Maurice Obstfeld est le Conseiller économique et Directeur du Département des études du FMI, en disponibilité de l’Université de Californie, à Berkeley, où il est professeur d’économie Promotion de 1958 et anciennement directeur de la Faculté d’économie (1998–2001). Il a débuté à Berkeley en tant que professeur en 1991 et a auparavant occupé les postes de professeur titulaire à Columbia (1979–86) et à l’Université de Pennsylvanie (1986–89), et de professeur invité à Harvard (1989–90). Il a obtenu son doctorat en économie au MIT en 1979, après avoir étudié à l’Université de Pennsylvanie (licence, 1973) et au King’s College de l’Université de Cambridge (maîtrise, 1975).

De juillet 2014 à août 2015, M. Obstfeld a été membre du Conseil des conseillers économiques du Président Obama. De 2002 à 2014, il a occupé le poste de conseiller honoraire auprès de l’Institut d’études économiques et monétaires de la Banque du Japon. Il est en outre membre de la Société d’économétrie et de l’Académie américaine des arts et des sciences. M. Obstfeld a notamment reçu les distinctions suivantes : le prix Tjalling Koopmans de l’Université de Tilburg, le prix John von Neumann du Rajk Laszlo College of Advanced Studies (Budapest) et le prix de l’Institut Bernhard Harms de l’Université de Kiel. Il a participé à des conférences de renom, dont la conférence annuelle Richard T. Ely de l’American Economic Association, la conférence L. K. Jha Memorial de la Banque de réserve de l’Inde et la conférence Frank Graham Memorial de l’Université de Princeton. M. Obstfeld a été membre du Comité de direction ainsi que Vice-président de l’American Economic Association. Il a également été consultant et a donné des cours au FMI, ainsi que dans de nombreuses banques centrales dans le monde.

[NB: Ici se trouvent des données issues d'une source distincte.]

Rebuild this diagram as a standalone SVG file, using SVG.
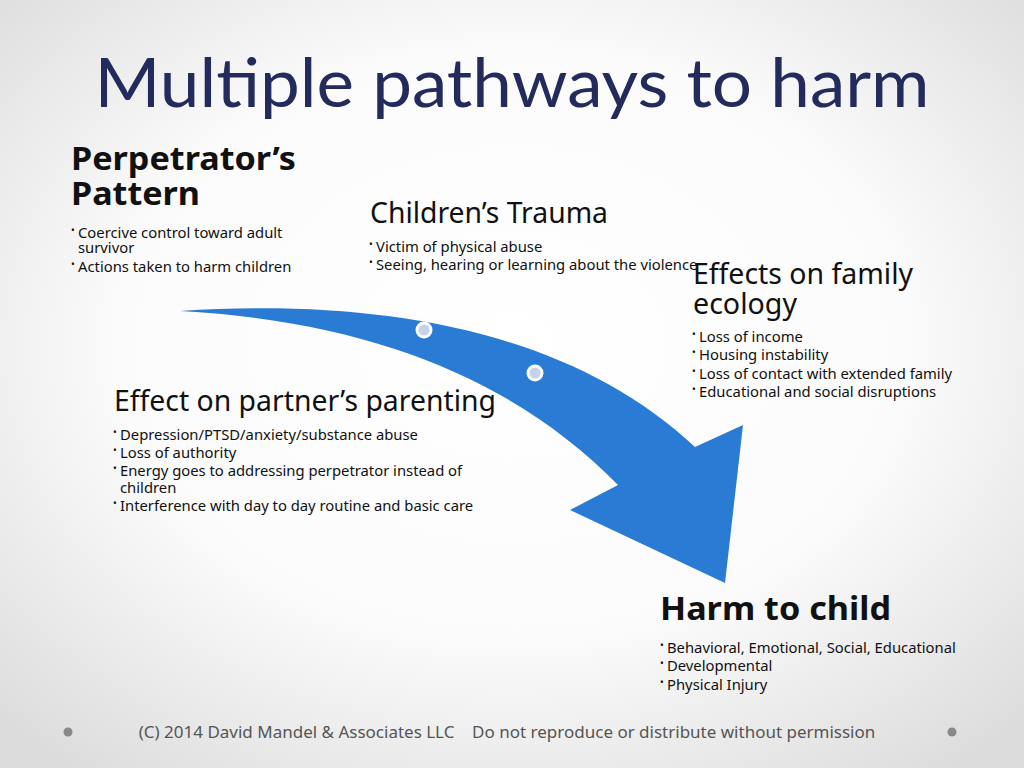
<svg xmlns="http://www.w3.org/2000/svg" width="1024" height="768" viewBox="0 0 1024 768">
<defs>
<radialGradient id="bg" cx="50%" cy="45%" r="70%">
<stop offset="0" stop-color="#ffffff"/>
<stop offset="0.55" stop-color="#fbfbfb"/>
<stop offset="1" stop-color="#dcdcdc"/>
</radialGradient>
<style>
.t{font-family:"Noto Sans","Open Sans","DejaVu Sans",sans-serif;fill:#111}
.h{font-size:28.5px}
.hb{font-size:33px;font-weight:bold}
.b{font-size:14.8px}
.d{font-size:10px}
.dot{fill:#c5d3ea;stroke:#ffffff;stroke-width:3}
.foot{font-family:"Noto Sans","Open Sans",sans-serif;font-size:17px;fill:#555}
</style>
</defs>
<rect width="1024" height="768" fill="url(#bg)"/>
<text x="512" y="107" text-anchor="middle" font-family="Lato,'Open Sans',sans-serif" font-size="68" fill="#232a5c" textLength="835" lengthAdjust="spacingAndGlyphs">Multiple pathways to harm</text>

<g id="connectors">
<path id="arrow" d="M180,311 C380,298 570,330 695,447 L743,425 L725,583 L570,510 L618,485 C520,385 380,322 180,311 Z" fill="#2a7bd4"/>
<circle class="dot" cx="424" cy="330" r="7"/>
<circle class="dot" cx="535" cy="373" r="7"/>
</g>

<g id="perpetrator">
<text class="t hb" x="71" y="170" textLength="225" lengthAdjust="spacingAndGlyphs">Perpetrator’s</text>
<text class="t hb" x="71" y="205" textLength="129" lengthAdjust="spacingAndGlyphs">Pattern</text>
<text class="t d" x="71" y="234">•</text><text class="t b" x="78" y="238">Coercive control toward adult</text>
<text class="t b" x="78" y="253">survivor</text>
<text class="t d" x="71" y="268">•</text><text class="t b" x="78" y="272">Actions taken to harm children</text>
</g>

<g id="trauma">
<text class="t h" x="370" y="223" textLength="238" lengthAdjust="spacingAndGlyphs">Children’s Trauma</text>
<text class="t d" x="369" y="248">•</text><text class="t b" x="376" y="252">Victim of physical abuse</text>
<text class="t d" x="369" y="266">•</text><text class="t b" x="376" y="270">Seeing, hearing or learning about the violence</text>
</g>

<g id="ecology">
<text class="t h" x="693" y="284" textLength="220" lengthAdjust="spacingAndGlyphs">Effects on family</text>
<text class="t h" x="693" y="314" textLength="104" lengthAdjust="spacingAndGlyphs">ecology</text>
<text class="t d" x="692" y="338">•</text><text class="t b" x="699" y="342">Loss of income</text>
<text class="t d" x="692" y="356">•</text><text class="t b" x="699" y="360">Housing instability</text>
<text class="t d" x="692" y="375">•</text><text class="t b" x="699" y="379">Loss of contact with extended family</text>
<text class="t d" x="692" y="393">•</text><text class="t b" x="699" y="397">Educational and social disruptions</text>
</g>

<g id="parenting">
<text class="t h" x="114" y="411" textLength="382" lengthAdjust="spacingAndGlyphs">Effect on partner’s parenting</text>
<text class="t d" x="113" y="436">•</text><text class="t b" x="120" y="440">Depression/PTSD/anxiety/substance abuse</text>
<text class="t d" x="113" y="454">•</text><text class="t b" x="120" y="458">Loss of authority</text>
<text class="t d" x="113" y="472">•</text><text class="t b" x="120" y="476">Energy goes to addressing perpetrator instead of</text>
<text class="t b" x="120" y="493">children</text>
<text class="t d" x="113" y="507">•</text><text class="t b" x="120" y="511">Interference with day to day routine and basic care</text>
</g>

<g id="harm">
<text class="t hb" x="660" y="620" textLength="231" lengthAdjust="spacingAndGlyphs">Harm to child</text>
<text class="t d" x="660" y="649">•</text><text class="t b" x="667" y="653">Behavioral, Emotional, Social, Educational</text>
<text class="t d" x="660" y="667">•</text><text class="t b" x="667" y="671">Developmental</text>
<text class="t d" x="660" y="686">•</text><text class="t b" x="667" y="690">Physical Injury</text>
</g>

<g id="footer">
<circle cx="68" cy="732" r="4.5" fill="#888"/>
<circle cx="952" cy="732" r="4.5" fill="#888"/>
<text class="foot" x="507" y="738" text-anchor="middle" xml:space="preserve">(C) 2014 David Mandel &amp; Associates LLC    Do not reproduce or distribute without permission</text>
</g>
</svg>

Il a par ailleurs coécrit deux des ouvrages phares en économie internationale :International Economics (10e édition, 2014, avec Paul Krugman et Marc Melitz) et Foundations of International Macroeconomics (1996, avec Kenneth Rogoff) —, ainsi qu’une centaine d’articles de recherche sur les taux de change, les crises financières internationales, les marchés mondiaux de capitaux, et la politique monétaire.


 

M. Poul Thomsen est Directeur du Département Europe du FMI. Il est actuellement chargé des programmes du FMI avec la Grèce et le Portugal, et supervise aussi les travaux d’autres équipes chargées des programmes de l’Islande, de la Roumanie et l’Ukraine.

Pendant les années 90 et au début de la décennie suivante, M. Thomsen a acquis une vaste expérience des problèmes économiques et sociaux auxquels sont confrontés les pays d’Europe centrale et orientale à l’occasion de nombreux détachements dans la région, y compris en qualité de Représentant résident principal du FMI et Directeur du Bureau de Moscou.